Au même titre que pour les prostituées, l’une des questions que soulève la mobilisation des collectifs d’enseignants précaires des universités concerne le soutien qu’apporteront à leur action les personnels enseignants titulaires et les fédérations syndicales. Pour celles-ci, s’engager pour une cause inhabituelle et dans un mode d’action encore nouveau ne va pas toujours de soi.
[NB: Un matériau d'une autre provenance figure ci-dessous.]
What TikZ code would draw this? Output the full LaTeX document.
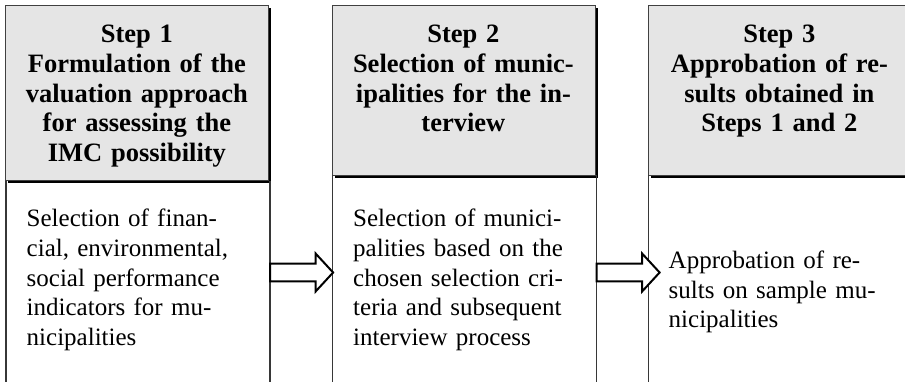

Car la rétention des notes n’est devenue une façon reconnue d’agir en universités que dans la deuxième moitié des années 2010. Elle a été principalement mise en œuvre par des collectifs de précaires, certaines fois avec le soutien de sections syndicales locales ayant des membres communs avec ces collectifs, mais sans impliquer les fédérations.

On touche là à l’une des difficultés mises en évidence en 1977 par les sociologues Richard Cloward et Frances Piven dans leur travail portant notamment sur des mouvements d’ouvriers et de chômeurs. Si les grandes organisations de mobilisation disposent d’atouts évidents, leurs traditions, leurs logiques d’organisation et le poids de leur bureaucratie tendent à les enfermer dans des stratégies et modes d’action classiques. Cela complique les choses lorsqu’il s’agit de s’associer à des façons de faire plus originales ou offensives. Difficile de dire à ce stade, donc, si les précaires à l’initiative de cette mobilisation réussiront le tour de force d’y joindre les fédérations syndicales.

Mais qu’ils y arrivent ou non, ces enseignants ont construit au cours des toutes dernières années un tissu d’associations dans lesquelles, certes, seule une minorité de vacataires est impliquée, mais une minorité qui bénéficie d’un soutien croissant et a réalisé plusieurs précédents de rétention, souvent couronnés de succès. Ces précédents jouent un rôle extrêmement important en ce qu’ils rendent pensable non seulement la possibilité de reproduire une telle action à plus grande échelle, mais aussi celle de décrocher une victoire.